Sheep and beef farm profits are predicted to halve this season, as the full impact of current lamb prices and drought kick in, Beef and Lamb New Zealand says.
Its mid-season update estimates farm profit before tax for the 2012-13 season will fall 54 per cent on last season, to an average of $73,000 across New Zealand.
This is largely due to sharply lower lamb prices and a consequent 27 per cent decrease in sheep revenue, Beef and Lamb NZ's economic service said.
The service's executive Rob Davison said lamb numbers were up, thanks to a 123 per cent lambing last spring and more hoggets producing lambs. However, this was not sufficient to offset the lower lamb price and impact of drought.
"The forecast average lamb price of $85 per head is down 25 per cent from last season's $113.60, which was the second highest on record," he said.
"This has, understandably, flowed through to farmers' bottom lines, with the result that profit levels will effectively halve for the season ending 30 September 2013. In inflation-adjusted terms, this returned profits to levels similar to the first decade of this century," he said.

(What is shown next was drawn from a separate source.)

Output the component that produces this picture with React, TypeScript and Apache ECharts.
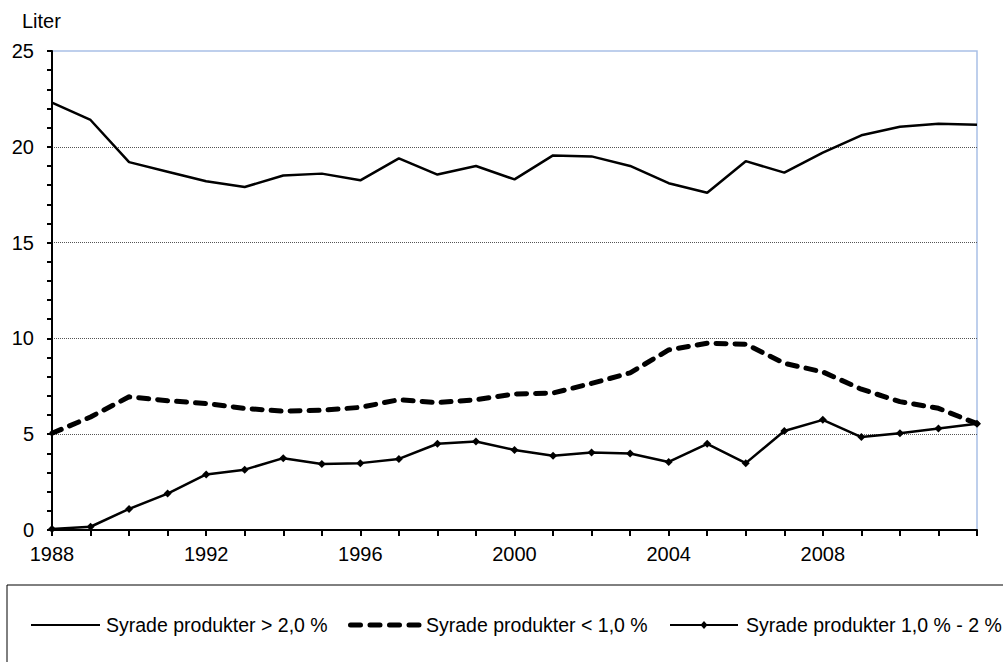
import React, { useEffect, useRef } from "react";
import * as echarts from "echarts";

const years = [
  "1988", "1989", "1990", "1991", "1992", "1993", "1994", "1995", "1996", "1997",
  "1998", "1999", "2000", "2001", "2002", "2003", "2004", "2005", "2006", "2007",
  "2008", "2009", "2010", "2011", "2012",
];

const seriesNames = [
  "Syrade produkter > 2,0 %",
  "Syrade produkter < 1,0 %",
  "Syrade produkter 1,0 % - 2 %",
];

const above2 = [
  22.3, 21.4, 19.2, 18.7, 18.2, 17.9, 18.5, 18.6, 18.25, 19.4,
  18.55, 19.0, 18.3, 19.55, 19.5, 19.0, 18.1, 17.6, 19.25, 18.65,
  19.7, 20.6, 21.05, 21.2, 21.15,
];

const below1 = [
  5.05, 5.9, 6.95, 6.75, 6.6, 6.35, 6.2, 6.25, 6.4, 6.8,
  6.65, 6.8, 7.1, 7.15, 7.65, 8.2, 9.4, 9.75, 9.7, 8.7,
  8.25, 7.35, 6.7, 6.35, 5.55,
];

const between = [
  0.05, 0.17, 1.1, 1.9, 2.9, 3.15, 3.75, 3.45, 3.49, 3.71,
  4.5, 4.62, 4.18, 3.87, 4.04, 3.99, 3.55, 4.5, 3.49, 5.17,
  5.75, 4.85, 5.05, 5.3, 5.54,
];

const yTicks = [0, 5, 10, 15, 20, 25];
const unitLabel = "Liter";

const FONT = "'Liberation Sans', Arial, sans-serif";
const FS = 20;
const LFS = 19.5;

export default function App() {
  const ref = useRef<HTMLDivElement>(null);

  useEffect(() => {
    if (!ref.current) return;
    const chart = echarts.init(ref.current, undefined, { renderer: "svg" });
    const legY = 625;
    chart.setOption({
      animation: false,
      backgroundColor: "#ffffff",
      textStyle: { fontFamily: FONT },
      grid: {
        left: 52,
        right: 26,
        top: 51,
        bottom: 132,
        show: true,
        borderColor: "#a9c0e6",
        borderWidth: 1.5,
        backgroundColor: "transparent",
      },
      xAxis: {
        type: "category",
        data: years,
        boundaryGap: false,
        axisLine: { lineStyle: { color: "#000", width: 2 } },
        axisTick: { show: true, interval: 0, length: 6, lineStyle: { color: "#000", width: 2 } },
        axisLabel: {
          interval: (i: number) => i % 4 === 0 && i < years.length - 1,
          color: "#000",
          fontSize: FS,
          fontFamily: FONT,
          margin: 14,
        },
        splitLine: { show: false },
      },
      yAxis: {
        type: "value",
        min: yTicks[0],
        max: yTicks[yTicks.length - 1],
        interval: 5,
        axisLine: { show: true, lineStyle: { color: "#000", width: 2 } },
        axisTick: { show: true, length: 5, lineStyle: { color: "#000", width: 2 } },
        minorTick: { show: true, splitNumber: 5, length: 5, lineStyle: { color: "#000", width: 2 } },
        axisLabel: { color: "#000", fontSize: FS, fontFamily: FONT, margin: 18 },
        splitLine: {
          show: true,
          lineStyle: {
            color: ["#555", "#555", "#555", "#555", "#555", "rgba(0,0,0,0)"],
            type: [1, 1],
            width: 1,
          },
        },
      },
      series: [
        {
          name: seriesNames[0],
          type: "line",
          data: above2,
          symbol: "none",
          lineStyle: { color: "#000", width: 2.5 },
        },
        {
          name: seriesNames[1],
          type: "line",
          data: below1,
          symbol: "none",
          lineStyle: { color: "#000", width: 5, type: [10, 9], cap: "round" },
        },
        {
          name: seriesNames[2],
          type: "line",
          data: between,
          symbol: "diamond",
          symbolSize: 8,
          itemStyle: { color: "#000" },
          lineStyle: { color: "#000", width: 2.5 },
        },
      ],
      graphic: [
        {
          type: "text",
          x: 22,
          y: 21,
          style: { text: unitLabel, fontSize: FS, fontFamily: FONT, fill: "#000", verticalAlign: "middle" },
        },
        {
          type: "rect",
          shape: { x: 7, y: 585, width: 1010, height: 100 },
          style: { fill: "none", stroke: "#000", lineWidth: 1 },
        },
        {
          type: "line",
          shape: { x1: 31, y1: legY, x2: 100, y2: legY },
          style: { stroke: "#000", lineWidth: 2 },
        },
        {
          type: "text",
          x: 106,
          y: legY,
          style: { text: seriesNames[0], fontSize: LFS, fontFamily: FONT, fill: "#000", verticalAlign: "middle" },
        },
        {
          type: "line",
          shape: { x1: 350.5, y1: legY, x2: 419, y2: legY },
          style: { stroke: "#000", lineWidth: 5, lineDash: [10, 9.5], lineCap: "round" },
        },
        {
          type: "text",
          x: 426,
          y: legY,
          style: { text: seriesNames[1], fontSize: LFS, fontFamily: FONT, fill: "#000", verticalAlign: "middle" },
        },
        {
          type: "line",
          shape: { x1: 670, y1: legY, x2: 738, y2: legY },
          style: { stroke: "#000", lineWidth: 2 },
        },
        {
          type: "polygon",
          shape: { points: [[704, legY - 4], [707.5, legY], [704, legY + 4], [700.5, legY]] },
          style: { fill: "#000" },
        },
        {
          type: "text",
          x: 746,
          y: legY,
          style: { text: seriesNames[2], fontSize: LFS, fontFamily: FONT, fill: "#000", verticalAlign: "middle" },
        },
      ],
    });
    return () => chart.dispose();
  }, []);

  return (
    <div
      ref={ref}
      style={{ position: "fixed", left: 0, top: 0, width: 1003, height: 662 }}
    />
  );
}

Davison said maintaining prices for lamb will be challenging.
"Europe's debt crisis is far from being solved and there is almost no growth in the region," he said.
There were concerns about economic prospects for the US, given its fiscal challenges. And China's economic growth has slowed to the lowest rate in a decade.
Cattle returns are predicted to drop 8.8 per cent, but Davison said the outlook was relatively positive, thanks to the supply situation in the United States.
Three years of drought in the US has reduced the country's total cattle numbers to 89.3 million head - the lowest tally since 1952.
Significantly, the US beef cow herd is the smallest it has been in decades and it will take years to rebuild breeding numbers, Davison said.